QUESTION PERIOD — Ministry of Crown-Indigenous Relations and Northern Affairs
Nunavut Land Claims Agreement
September 22, 2022
Minister Miller, in a December 7, 2020, letter, former premier Joe Savikataaq of Nunavut wrote to your colleague Minister Wilkinson, who was Minister of Environment and Climate Change at the time. In it, he said:
The [Government of Nunavut] . . . respectfully insists that, until we have achieved a devolution agreement and an offshore oil and gas agreement, that Nunavut lands and waters not be used to meet these targets.
— referring to Canada’s 2030 conservation targets.
During the Nunavut Land Use Planning Commission hearings on the Draft Nunavut Land Use Plan, which were held in Cambridge Bay just last week, the Kitikmeot Inuit Association reminded those present that, under the Nunavut Land Claims Agreement, the regional Inuit associations decide who has access to and what activities can occur on Inuit lands. However, despite these interventions, federal departments continue to engage with communities directly on targeted efforts to create new conservation areas in Nunavut, circumventing both the GN, and, in the case of Talurjuaq’s proposed area, the Kitikmeot Inuit Association. In fact, DFO paid to charter —
Senator, I’m sorry. Your time has expired.
I know where he was going, Madam Speaker.
This is a complicated question, and clearly the issue of devolution is top of mind. I would say, as an update, that there has been some strong progress in the last little while. I don’t like to put the cart ahead of the horse, but we’re close on a number of elements.

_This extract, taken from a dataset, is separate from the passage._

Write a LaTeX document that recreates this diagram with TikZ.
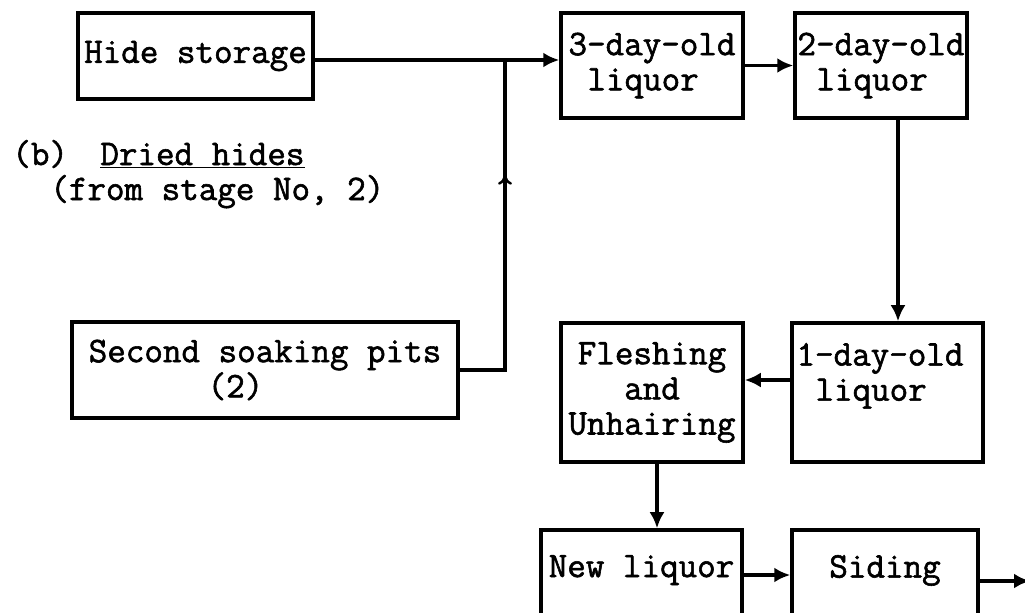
\documentclass[tikz,border=0pt]{standalone}
\usepackage{fontspec}
\newfontfamily\typew{Latin Modern Mono}[FakeBold=1.6]
\usetikzlibrary{arrows.meta,calc,positioning}
\tikzset{
  tw/.style={font=\typew\fontsize{20.5}{20}\selectfont},
  blk/.style={draw,line width=2pt,inner sep=0pt,align=left,tw},
  toptxt/.style={anchor=north,inner sep=0pt,align=left,tw},
  arr/.style={line width=2pt,-{Latex[length=0.32cm,width=0.3cm]}}
}

\begin{document}
\begin{tikzpicture}
\useasboundingbox (0,0) rectangle (20.5,-12.24);
% boxes
\node[blk,minimum width=4.7cm,minimum height=1.72cm] (hide) at (3.91,-1.12) {Hide storage};
\node[blk,minimum width=3.64cm,minimum height=2.1cm] (three) at (13.04,-1.31) {3-day-old\\\hspace*{0.525em}liquor};
\node[blk,minimum width=3.44cm,minimum height=2.1cm] (two) at (17.62,-1.31) {2-day-old\\\hspace*{0.525em}liquor};
\node[blk,minimum width=3.82cm,minimum height=2.78cm,label={[toptxt,yshift=-0.43cm,xshift=-0.15cm]north:1-day-old\\\hspace*{0.525em}liquor}] (one) at (17.75,-7.85) {};
\node[blk,align=center,minimum width=3.64cm,minimum height=2.78cm] (flesh) at (13.04,-7.85) {Fleshing\\and\\Unhairing};
\node[blk,minimum width=7.72cm,minimum height=1.92cm] (soak) at (5.3,-7.4) {Second soaking pits\\\hspace*{3.3em}(2)};
\node[blk,minimum width=4.02cm,minimum height=2.4cm,label={[toptxt,yshift=-0.53cm]north:New liquor}] (newl) at (12.83,-11.8) {};
\node[blk,minimum width=3.72cm,minimum height=2.4cm,label={[toptxt,yshift=-0.53cm]north:Siding}] (side) at (17.7,-11.8) {};
% free text
\node[tw,anchor=base west,inner sep=0pt] (dried) at (0.24,-3.3) {(b)\hspace*{0.9em}\underline{Dried hides}};
\node[tw,anchor=base west,inner sep=0pt] (stage) at (1.0,-4.0) {(from stage No, 2)};
% connectors
\coordinate (join) at (10.1,-1.2);
\coordinate (out) at (20.6,-11.62);
\draw[arr] ([yshift=-0.08cm]hide.east) -- ([yshift=-0.08cm]hide.east -| three.west);
\draw[line width=2pt] (soak.east) -| (join);
\draw[line width=1.4pt,-{To[length=0.2cm,width=0.28cm]}] (soak.east -| join) -- ($(join)!0.37!(soak.east -| join)$);
\draw[arr] (three.east) -- (two.west);
\draw[arr] ([xshift=0.34cm]two.south) -- ([xshift=0.34cm]two.south |- one.north);
\draw[arr] ([yshift=0.25cm]one.west) -- ([yshift=0.25cm]one.west -| flesh.east);
\draw[arr] ([xshift=0.1cm]flesh.south) -- ([xshift=0.1cm]flesh.south |- newl.north);
\draw[arr] ([yshift=0.3cm]newl.east) -- ([yshift=0.3cm]newl.east -| side.west);
\draw[arr] (side.east |- out) -- (out);
\end{tikzpicture}
\end{document}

You mentioned earlier the work that we’re doing with the Inuit-Crown Partnership. One of those was the Inuit Nunangat Policy to make sure that we are actually putting our best foot forward and reminding ourselves internally in the government of our relationship with Inuit, as opposed to Inuit spending the time re-educating others — whether it’s the Department of Fisheries and Oceans, lands and resources or the Department of National Defence — of their obligations and treaty obligations.
When you fold into that the discussion about the territory, and particularly Nunavut, it gets a little more complicated. It is fraught with, obviously, internal politics, and respecting those relationships where the government has to tread a careful path when it comes to creating new areas. I don’t think anyone is in any disagreement with creating protected spaces, but it’s something that has to be done in the spirit of respectful engagement. I don’t think any voices should be left unaccounted for when it comes to that, but you do often see departments tripping over themselves.
Hopefully, if there’s a success or a measure of success of the new Inuit Nunangat Policy that came into effect only a few months ago, it will be whether the departments that aren’t seized of Inuit relations all the time actually respect what is in that policy.